Achievement loves sustainable action.”
-Ray Zingler on X
“Shoot for the stars!”
No. Fu*k that. At least not right now.
Right now pick 1 thing.
1 simple thing.
And create a realistic goal.
From there, take your realistic goal and cut it in half.
“Pessimist much?”
Nope. Realist.
Next, design a plan to reach your halved goal.
Once you’ve done that, cut your plan in half, too.
“What!? That’ll never work!”
Wrong.
What won’t work is going all in for 3 weeks and then quitting because you don’t have the bedrock of discipline to carry you over the long haul.
Here’s an example:
“I want to lose 30 pounds. I will do this by exercising 4 days per week for 1 hour.”
That sounds like a great goal.
But have you worked out at all up to this point? No? So, you think increasing your work out behavior 400% is the answer? It most definitely isn’t.
Start with 15 pounds (hell, start with 1 pound, lol) and 2 days per week.
While obviously 15 pounds isn’t the “overall” goal, it’s far more manageable and realistic just as exercising twice per is, over four times per week (if you’d not yet built up the habit.)

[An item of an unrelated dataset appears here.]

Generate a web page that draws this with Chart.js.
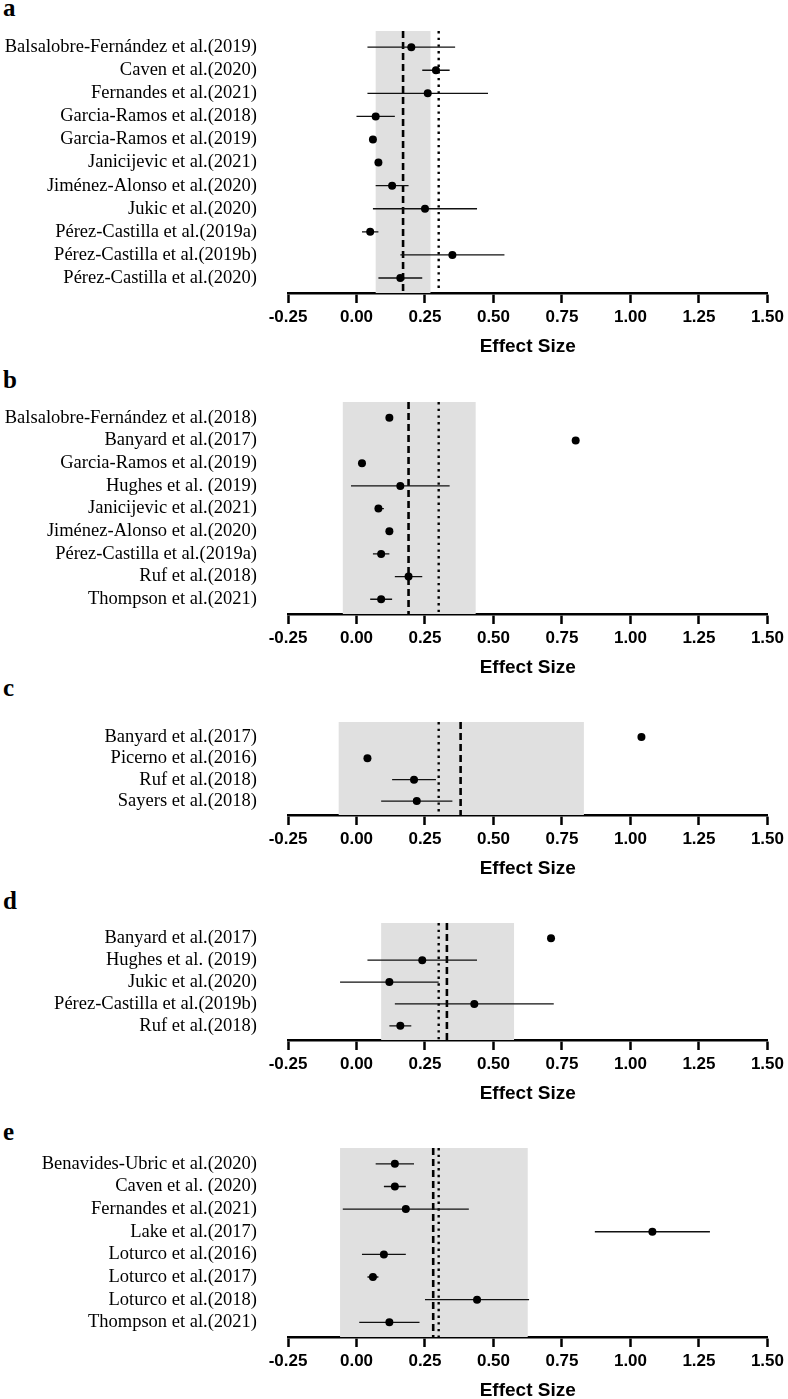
<!DOCTYPE html>
<html>
<head>
<meta charset="utf-8">
<title>Effect size forest plots</title>
<script src="https://cdn.jsdelivr.net/npm/chart.js@4.4.1/dist/chart.umd.min.js"></script>
<style>
  html, body { margin: 0; padding: 0; background: #fff; overflow: hidden; }
  body { width: 788px; height: 1399px; position: relative; }
  canvas { position: absolute; left: 0; }
  .tag {
    position: absolute; left: 3px;
    font: bold 25px 'Liberation Serif', 'Times New Roman', serif;
    line-height: 25px; color: #000;
  }
</style>
</head>
<body>
<div class="tag" style="top:-5px">a</div>
<div class="tag" style="top:367px">b</div>
<div class="tag" style="top:675px">c</div>
<div class="tag" style="top:888px">d</div>
<div class="tag" style="top:1119px">e</div>
<canvas id="chartA"></canvas>
<canvas id="chartB"></canvas>
<canvas id="chartC"></canvas>
<canvas id="chartD"></canvas>
<canvas id="chartE"></canvas>
<script>
/* ─── Data ─────────────────────────────────────────────────────── */
const xTicks   = [-0.25, 0, 0.25, 0.5, 0.75, 1, 1.25, 1.5];
const refLine  = 0.30;

// a
const labelsA = ['Balsalobre-Fernández et al.(2019)', 'Caven et al.(2020)', 'Fernandes et al.(2021)',
                 'Garcia-Ramos et al.(2018)', 'Garcia-Ramos et al.(2019)', 'Janicijevic et al.(2021)',
                 'Jiménez-Alonso et al.(2020)', 'Jukic et al.(2020)', 'Pérez-Castilla et al.(2019a)',
                 'Pérez-Castilla et al.(2019b)', 'Pérez-Castilla et al.(2020)'];
const estA    = [0.20, 0.29, 0.26, 0.07, 0.06, 0.08, 0.13, 0.25, 0.05, 0.35, 0.16];
const lowA    = [0.04, 0.24, 0.04, 0.00, 0.06, 0.08, 0.07, 0.06, 0.02, 0.16, 0.08];
const highA   = [0.36, 0.34, 0.48, 0.14, 0.06, 0.08, 0.19, 0.44, 0.08, 0.54, 0.24];
const bandA   = [0.07, 0.27];
const pooledA = 0.17;

// b
const labelsB = ['Balsalobre-Fernández et al.(2018)', 'Banyard et al.(2017)', 'Garcia-Ramos et al.(2019)',
                 'Hughes et al. (2019)', 'Janicijevic et al.(2021)', 'Jiménez-Alonso et al.(2020)',
                 'Pérez-Castilla et al.(2019a)', 'Ruf et al.(2018)', 'Thompson et al.(2021)'];
const estB    = [0.12, 0.80, 0.02, 0.16, 0.08, 0.12, 0.09, 0.19, 0.09];
const lowB    = [0.12, 0.80, 0.02, -0.02, 0.07, 0.12, 0.06, 0.14, 0.05];
const highB   = [0.12, 0.80, 0.02, 0.34, 0.10, 0.12, 0.12, 0.24, 0.13];
const bandB   = [-0.05, 0.435];
const pooledB = 0.19;

// c
const labelsC = ['Banyard et al.(2017)', 'Picerno et al.(2016)', 'Ruf et al.(2018)', 'Sayers et al.(2018)'];
const estC    = [1.04, 0.04, 0.21, 0.22];
const lowC    = [1.04, 0.04, 0.13, 0.09];
const highC   = [1.04, 0.04, 0.29, 0.35];
const bandC   = [-0.065, 0.83];
const pooledC = 0.38;

// d
const labelsD = ['Banyard et al.(2017)', 'Hughes et al. (2019)', 'Jukic et al.(2020)',
                 'Pérez-Castilla et al.(2019b)', 'Ruf et al.(2018)'];
const estD    = [0.71, 0.24, 0.12, 0.43, 0.16];
const lowD    = [0.71, 0.04, -0.06, 0.14, 0.12];
const highD   = [0.71, 0.44, 0.30, 0.72, 0.20];
const bandD   = [0.09, 0.575];
const pooledD = 0.33;

// e
const labelsE = ['Benavides-Ubric et al.(2020)', 'Caven et al. (2020)', 'Fernandes et al.(2021)',
                 'Lake et al.(2017)', 'Loturco et al.(2016)', 'Loturco et al.(2017)',
                 'Loturco et al.(2018)', 'Thompson et al.(2021)'];
const estE    = [0.14, 0.14, 0.18, 1.08, 0.10, 0.06, 0.44, 0.12];
const lowE    = [0.07, 0.10, -0.05, 0.87, 0.02, 0.04, 0.25, 0.01];
const highE   = [0.21, 0.18, 0.41, 1.29, 0.18, 0.08, 0.63, 0.23];
const bandE   = [-0.06, 0.625];
const pooledE = 0.28;

/* ─── Layout (page pixels: top of grey band, x axis line) ──────── */
const panels = [
    { id: 'chartA', labels: labelsA, est: estA, low: lowA, high: highA, band: bandA, pooled: pooledA, top: 27, axis: 293 },
    { id: 'chartB', labels: labelsB, est: estB, low: lowB, high: highB, band: bandB, pooled: pooledB, top: 398, axis: 614 },
    { id: 'chartC', labels: labelsC, est: estC, low: lowC, high: highC, band: bandC, pooled: pooledC, top: 718, axis: 815 },
    { id: 'chartD', labels: labelsD, est: estD, low: lowD, high: highD, band: bandD, pooled: pooledD, top: 919, axis: 1040 },
    { id: 'chartE', labels: labelsE, est: estE, low: lowE, high: highE, band: bandE, pooled: pooledE, top: 1144, axis: 1337 },
];

const PAD_TOP    = 0.7;   // rows of space above first study
const PAD_BOTTOM = 0.65;  // rows of space below last study
const AXIS_H     = 65;    // x axis block height (ticks + labels + title)
const Y_AXIS_W   = 288;

const sansFont  = "'Liberation Sans', Arial, Helvetica, sans-serif";
const serifFont = "'Liberation Serif', 'Times New Roman', serif";

/* ─── Shaded pooled-CI band ────────────────────────────────────── */
const bandPlugin = {
    id: 'band',
    beforeDatasetsDraw(chart, args, opts) {
        const { ctx, chartArea, scales: { x } } = chart;
        const x0 = x.getPixelForValue(opts.from);
        const x1 = x.getPixelForValue(opts.to);
        ctx.save();
        ctx.fillStyle = opts.color;
        ctx.fillRect(x0, chartArea.top, x1 - x0, chartArea.bottom - chartArea.top);
        ctx.restore();
    },
};

function buildPanel(p) {
    const canvas = document.getElementById(p.id);
    canvas.width  = 788;
    canvas.height = (p.axis - p.top) + AXIS_H;
    canvas.style.top = p.top + 'px';

    const yMin = -PAD_TOP;
    const yMax = p.labels.length - 1 + PAD_BOTTOM;

    const datasets = [];

    // points (first = drawn on top)
    datasets.push({
        data            : p.est.map((v, i) => ({ x: v, y: i })),
        pointRadius     : 4,
        backgroundColor : '#000',
        borderWidth     : 0,
    });

    // confidence intervals
    p.est.forEach((v, i) => {
        if (p.low[i] === p.high[i]) return;
        datasets.push({
            data        : [{ x: p.low[i], y: i }, { x: p.high[i], y: i }],
            showLine    : true,
            borderColor : '#111',
            borderWidth : 1.3,
            pointRadius : 0,
        });
    });

    // pooled estimate (dashed) and reference (dotted)
    datasets.push({
        data        : [{ x: p.pooled, y: yMin }, { x: p.pooled, y: yMax }],
        showLine    : true,
        borderColor : '#000',
        borderWidth : 2.6,
        borderDash  : [7, 4],
        pointRadius : 0,
    });
    datasets.push({
        data        : [{ x: refLine, y: yMin }, { x: refLine, y: yMax }],
        showLine    : true,
        borderColor : '#000',
        borderWidth : 2.4,
        borderDash  : [2.4, 4.3],
        pointRadius : 0,
    });

    new Chart(canvas, {
        type : 'scatter',
        data : { datasets },
        options: {
            responsive : false,
            animation  : false,
            events     : [],
            layout     : { padding: { left: 0, right: 19, top: 0, bottom: 0 } },
            plugins    : {
                legend  : { display: false },
                tooltip : { enabled: false },
                band    : { from: p.band[0], to: p.band[1], color: '#e0e0e0' },
            },
            scales: {
                x: {
                    type   : 'linear',
                    min    : xTicks[0],
                    max    : xTicks[xTicks.length - 1],
                    bounds : 'data',
                    afterBuildTicks : s => { s.ticks = xTicks.map(v => ({ value: v })); },
                    afterFit        : s => { s.height = AXIS_H; },
                    grid   : { drawOnChartArea: false, drawTicks: true, tickLength: 10, tickWidth: 2.5, tickColor: '#000' },
                    border : { display: true, width: 2.6, color: '#000' },
                    ticks  : {
                        autoSkip    : false,
                        maxRotation : 0,
                        padding     : 4,
                        color       : '#000',
                        font        : { family: sansFont, size: 17, weight: 'bold' },
                        callback    : v => v.toFixed(2),
                    },
                    title  : {
                        display : true,
                        text    : 'Effect Size',
                        color   : '#000',
                        padding : { top: 0, bottom: 0 },
                        font    : { family: sansFont, size: 19, weight: 'bold' },
                    },
                },
                y: {
                    type    : 'linear',
                    reverse : true,
                    min     : yMin,
                    max     : yMax,
                    bounds  : 'data',
                    afterBuildTicks : s => { s.ticks = p.labels.map((_, i) => ({ value: i })); },
                    // fixed width; drop the label padding Chart.js reserves above/below
                    afterFit        : s => { s.width = Y_AXIS_W; s.paddingTop = 0; s.paddingBottom = 0; },
                    grid   : { display: false, drawTicks: false, tickLength: 0 },
                    border : { display: false },
                    ticks  : {
                        autoSkip : false,
                        padding  : 31,
                        color    : '#000',
                        font     : { family: serifFont, size: 18.5 },
                        callback : v => p.labels[v],
                    },
                },
            },
        },
        plugins: [bandPlugin],
    });
}

panels.forEach(buildPanel);
</script>
</body>
</html>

The same goal setting concept is true for anything in any field.
Want to make $250k this year? But you only made $67k last year? Shoot at $100k.
Want to learn to play the guitar, but have no experience? Let go of the Led Zeppelin dream and master the chords, first.
The problem most people have is not with intentions.
Everybody (well not everybody) has great intentions.
They have great theories.
They know what “sounds awesome” and “would be ideal”.
But they have no proof of concept.
And without proof of concept with a little, you can’t get proof of concept with a lot.
The goal of goals isn’t to actually “achieve that thing”, the goal of goals is to improve your discipline.
Once you improve your discipline, i.e. have proof that you can do it, you can create bigger, loftier goals.
But when you’re starting out, start small. No smaller. No, seriously I mean smaller than that.
The objective is to make it so realistic & simple that you can bat 1,000.
As your discipline grows, so do you.